The U.S. Department of Veterans Affairs said on Tuesday that it may not have enough personal protective equipment (PPE) for medical staff if there is a second wave of the coronavirus pandemic, which could increase the risk of transmission.
VA Executive in Charge Dr. Richard Stone told the Senate Veterans Affairs Committee, “At the peak of the pandemic, the VA’s 170 medical centers were using 250,000 N95 masks a day, which was a ‘daunting amount.’”
Now, the VA has just a 30-day supply of masks, gowns, and other protective gear. However, the agency needs at least a 60-day supply to meet its growing demand as it starts to fully reopen its medical centers.
The VA requires at least a six-month supply to cope with the second wave of COVID-19 pandemic, Dr. Stone said.
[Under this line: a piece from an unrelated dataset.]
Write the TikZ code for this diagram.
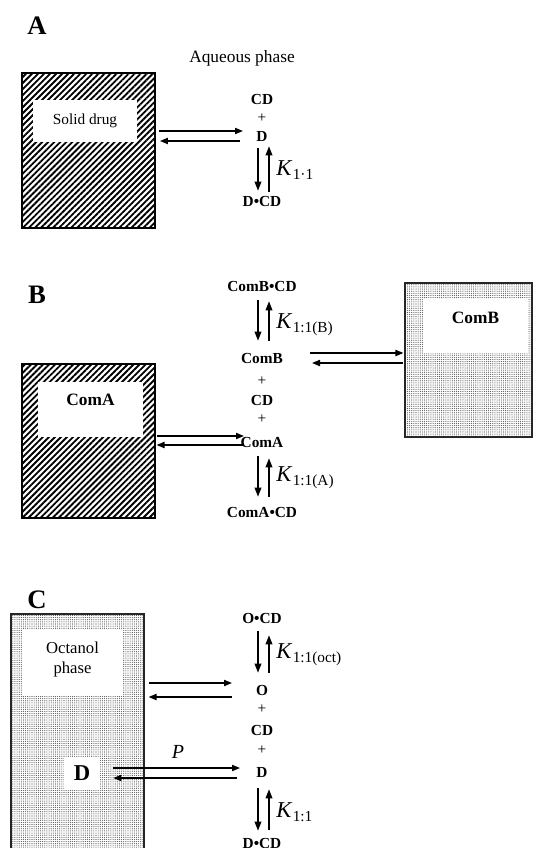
\documentclass[tikz,border=0pt]{standalone}
\usepackage{fontspec}
\setmainfont{Liberation Serif}
\usetikzlibrary{arrows.meta,calc,fit,patterns.meta}
\tikzset{
  % Solid phase: dense diagonal hatching.
  eq/solid/.style={draw=black, line width=0.8pt, inner sep=0pt,
    pattern={Lines[angle=45,distance=3.2pt,line width=1.4pt]}},
  % Second phase: fine stipple.
  eq/stip/.style={draw=black!85, line width=0.8pt, inner sep=0pt,
    pattern={Dots[distance=1.6pt,radius=0.42pt]}, pattern color=black!70},
  % White label patch inside a phase.
  eq/blank/.style={fill=white, inner sep=0pt},
  % Species in solution.
  eq/chem/.style={font=\fontsize{11.5}{13}\selectfont\bfseries, inner sep=1pt},
  eq/plus/.style={font=\fontsize{11.5}{13}\selectfont, inner sep=1pt},
  eq/K/.style={font=\fontsize{17}{19}\selectfont, anchor=west, inner sep=0pt},
  eq/panel/.style={font=\fontsize{20}{22}\selectfont\bfseries},
  eq/txt/.style={font=\fontsize{11.5}{14}\selectfont, align=center, inner sep=0pt},
  % Arrows: thin for transfer between phases, heavy for complexation.
  eq/arr/.style={-{Triangle[length=6pt,width=4.6pt]}, line width=1.15pt},
  eq/varr/.style={-{Triangle[length=7pt,width=4.8pt]}, line width=1.6pt},
}
\newcommand{\keq}[1]{\textit{K}\kern0.3pt\raisebox{-0.35ex}{\fontsize{11.5}{13}\selectfont #1}}

\begin{document}
\begin{tikzpicture}[x=0.75pt,y=-0.75pt]
  \useasboundingbox (0,0) rectangle (533,848);
  % (A) solid drug in contact with the aqueous phase
  \node[eq/panel] (pA) at (37,26) {A};
  \node[eq/txt, font=\fontsize{13}{15}\selectfont] (aq) at (242,58) {Aqueous phase};
  \node[eq/solid, fit={(22,73)(155,228)}] (solidA) {};
  \node[eq/blank, fit={(33,100)(137,142)}] (solidAw) {};
  \node[eq/txt] (solidAt) at (solidAw) {Solid drug};
  \node[eq/chem] (CDa) at (262,100) {CD};
  \node[eq/plus] (plA) at (262,118) {+};
  \node[eq/chem] (Da) at (262,136) {D};
  \node[eq/chem] (DCDa) at (262,201) {D•CD};
  \node[eq/K] (Ka) at (276,170) {\keq{1·1}};
  \draw[eq/arr] ($(solidA.east |- Da)+(3,-5)$) -- ($(Da)+(-19,-5)$);
  \draw[eq/arr] ($(Da)+(-22,5)$) -- ($(solidA.east |- Da)+(4,5)$);
  \draw[eq/varr] ($(Da)+(-4,12)$) -- ($(DCDa)+(-4,-10)$);
  \draw[eq/varr] ($(DCDa)+(7,-9)$) -- ($(Da)+(7,10)$);

  % (B) two solid components sharing the cyclodextrin
  \node[eq/panel] (pB) at (37,295) {B};
  \node[eq/solid, fit={(22,364)(155,518)}] (solidCA) {};
  \node[eq/blank, fit={(38,382)(143,437)}] (solidCAw) {};
  \node[eq/chem, font=\fontsize{13}{15}\selectfont\bfseries] (solidCAt) at ($(solidCAw)+(0,-10)$) {ComA};
  \node[eq/stip, fit={(405,283)(532,437)}] (solidCB) {};
  \node[eq/blank, fit={(423,299)(528,353)}] (solidCBw) {};
  \node[eq/chem, font=\fontsize{13}{15}\selectfont\bfseries] (solidCBt) at ($(solidCBw)+(0,-8)$) {ComB};
  \node[eq/chem] (CBCD) at (262,286) {ComB•CD};
  \node[eq/chem] (CB) at (262,358) {ComB};
  \node[eq/plus] (plB1) at (262,381) {+};
  \node[eq/chem] (CDb) at (262,400) {CD};
  \node[eq/plus] (plB2) at (262,419) {+};
  \node[eq/chem] (CA) at (262,442) {ComA};
  \node[eq/chem] (CACD) at (262,512) {ComA•CD};
  \node[eq/K] (KB) at (276,325) {\keq{1:1(B)}};
  \node[eq/K] (KA) at (276,478) {\keq{1:1(A)}};
  \draw[eq/varr] ($(CBCD)+(-4,14)$) -- ($(CB)+(-4,-17)$);
  \draw[eq/varr] ($(CB)+(7,-17)$) -- ($(CBCD)+(7,15)$);
  \draw[eq/varr] ($(CA)+(-4,14)$) -- ($(CACD)+(-4,-15)$);
  \draw[eq/varr] ($(CACD)+(7,-15)$) -- ($(CA)+(7,16)$);
  \draw[eq/arr] ($(CB)+(48,-5)$) -- ($(solidCB.west |- CB)+(-1,-5)$);
  \draw[eq/arr] ($(solidCB.west |- CB)+(-1,5)$) -- ($(CB)+(50,5)$);
  \draw[eq/arr] ($(solidCA.east |- CA)+(1,-6)$) -- ($(CA)+(-18,-6)$);
  \draw[eq/arr] ($(CA)+(-19,3)$) -- ($(solidCA.east |- CA)+(1,3)$);

  % (C) octanol/water partition with complexation in water
  \node[eq/panel] (pC) at (37,600) {C};
  \node[eq/stip, fit={(11,614)(144,870)}] (oct) {};
  \node[eq/blank, fit={(22,630)(123,695)}] (octw) {};
  \node[eq/txt, font=\fontsize{12.5}{15}\selectfont] (octt) at ($(octw)+(0,-3)$) {Octanol\\phase};
  \node[eq/blank, fit={(64,757)(100,790)}] (octDw) {};
  \node[eq/chem, font=\fontsize{17}{19}\selectfont\bfseries] (octD) at (octDw) {D};
  \node[eq/chem] (OCD) at (262,618) {O•CD};
  \node[eq/chem] (Oc) at (262,690) {O};
  \node[eq/plus] (plC1) at (262,709) {+};
  \node[eq/chem] (CDc) at (262,730) {CD};
  \node[eq/plus] (plC2) at (262,750) {+};
  \node[eq/chem] (Dc) at (262,772) {D};
  \node[eq/chem] (DCDc) at (262,843) {D•CD};
  \node[eq/K] (Koct) at (276,655) {\keq{1:1(oct)}};
  \node[eq/K] (Kc) at (276,812) {\keq{1:1}};
  \node[font=\fontsize{15}{17}\selectfont\itshape] (P) at (178,752) {P};
  \draw[eq/varr] ($(OCD)+(-4,13)$) -- ($(Oc)+(-4,-17)$);
  \draw[eq/varr] ($(Oc)+(7,-17)$) -- ($(OCD)+(7,17)$);
  \draw[eq/varr] ($(Dc)+(-4,16)$) -- ($(DCDc)+(-4,-12)$);
  \draw[eq/varr] ($(DCDc)+(7,-13)$) -- ($(Dc)+(7,17)$);
  \draw[eq/arr] ($(oct.east |- Oc)+(4,-7)$) -- ($(Oc)+(-30,-7)$);
  \draw[eq/arr] ($(Oc)+(-30,7)$) -- ($(oct.east |- Oc)+(4,7)$);
  \draw[eq/arr] ($(octDw.east |- Dc)+(13,-4)$) -- ($(Dc)+(-22,-4)$);
  \draw[eq/arr] ($(Dc)+(-25,6)$) -- ($(octDw.east |- Dc)+(13,6)$);
\end{tikzpicture}
\end{document}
He told the committee, “A future pandemic wave may test all of us in our preparation,” according to the Associated Press.
In order to prepare for the possible second wave of coronavirus, Dr. Stone said the agency has added over 18,000 medical staff and is likely to hire more.
The department is preparing four “readiness centers” that will be stocked with PPE.
Dr. Stone also noted that the VA is currently spending $100 million a month on PPE, compared with $10 million a month before the pandemic, according to the AP.
Meanwhile, the United States has reached another dire landmark in its fight against COVID-19, with officials reporting more than 2 million confirmed cases on Wednesday. As restrictions over lockdown measures continue to ease across the nation, the officials have reported a surge in COVID-19 infections in nine states.
Over 115,000 people have died from COVID-19 in the United States, the most fatalities reported by any country. Worldwide, the virus has sickened more than 7.4 million and killed over 419,000 people so far, according to the worldometer.info.